### Task details
Drop every picture. Then return, exactly, the lines from the beginning of the listing below through the one containing "import plotly.graph_objects as go".

═══

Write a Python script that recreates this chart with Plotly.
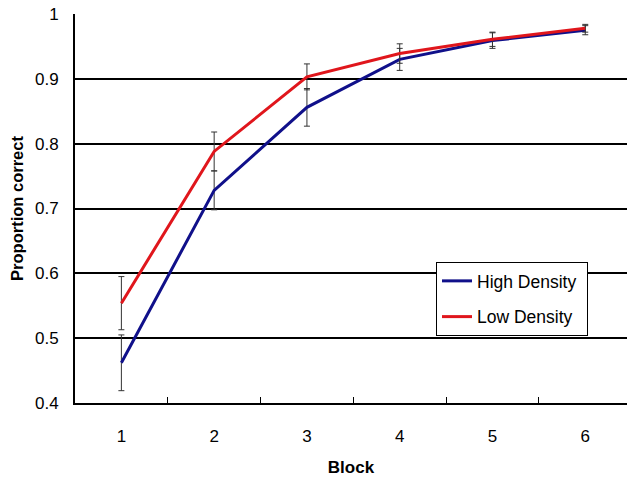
import plotly.graph_objects as go

blocks = [1, 2, 3, 4, 5, 6]
high_density = [0.462, 0.728, 0.856, 0.930, 0.959, 0.975]
high_err = [0.043, 0.030, 0.029, 0.017, 0.012, 0.007]
low_density = [0.554, 0.788, 0.903, 0.939, 0.961, 0.978]
low_err = [0.041, 0.030, 0.020, 0.015, 0.011, 0.006]
y_ticks = [0.4, 0.5, 0.6, 0.7, 0.8, 0.9, 1.0]
y_ticktext = ["0.4", "0.5", "0.6", "0.7", "0.8", "0.9", "1"]

FONT = "Liberation Sans, Arial, sans-serif"
PAD = "\u00a0"

fig = go.Figure()
fig.add_trace(go.Scatter(
    x=blocks, y=high_density, mode="lines", name="High Density" + PAD, legendgroup="h",
    line=dict(color="#10108a", width=3),
    error_y=dict(type="data", array=high_err, color="#333333", thickness=1, width=3),
))
fig.add_trace(go.Scatter(
    x=blocks, y=low_density, mode="lines", name="Low Density" + PAD, legendgroup="l",
    line=dict(color="#e0161c", width=3),
    error_y=dict(type="data", array=low_err, color="#333333", thickness=1, width=3),
))

fig.update_layout(
    width=627, height=477,
    margin=dict(l=75, r=0, t=14, b=74),
    paper_bgcolor="white", plot_bgcolor="white",
    font=dict(family=FONT, size=17, color="black"),
    showlegend=True,
    legend=dict(
        x=0.654, y=0.3625, xanchor="left", yanchor="top",
        bgcolor="white", bordercolor="black", borderwidth=1,
        font=dict(family=FONT, size=17.5, color="black"),
        itemwidth=30, tracegroupgap=10,
    ),
    xaxis=dict(
        range=[0.5, 6.45], tickvals=blocks, ticks="", showgrid=False,
        showline=True, linecolor="black", linewidth=2, zeroline=False,
        automargin=False, ticklabelstandoff=17,
        tickfont=dict(family=FONT, size=17),
        minor=dict(tickvals=[1.5, 2.5, 3.5, 4.5, 5.5], ticks="inside", ticklen=6,
                   tickcolor="black", tickwidth=1, showgrid=False),
        title=dict(text="<b>Block</b>", font=dict(family=FONT, size=17), standoff=16),
    ),
    yaxis=dict(
        range=[0.4, 1.0], tickvals=y_ticks, ticktext=y_ticktext, ticks="",
        showgrid=True, gridcolor="black", gridwidth=2,
        showline=True, linecolor="black", linewidth=2, zeroline=False,
        automargin=False, ticklabelstandoff=11,
        tickfont=dict(family=FONT, size=17),
        title=dict(text="<b>Proportion correct</b>", font=dict(family=FONT, size=16.5), standoff=7),
    ),
)

fig.write_html("out.html", config={"displayModeBar": False},
               post_script="document.body.style.margin='0';")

═══

### Response below
Write a Python script that recreates this chart with Plotly.
import plotly.graph_objects as go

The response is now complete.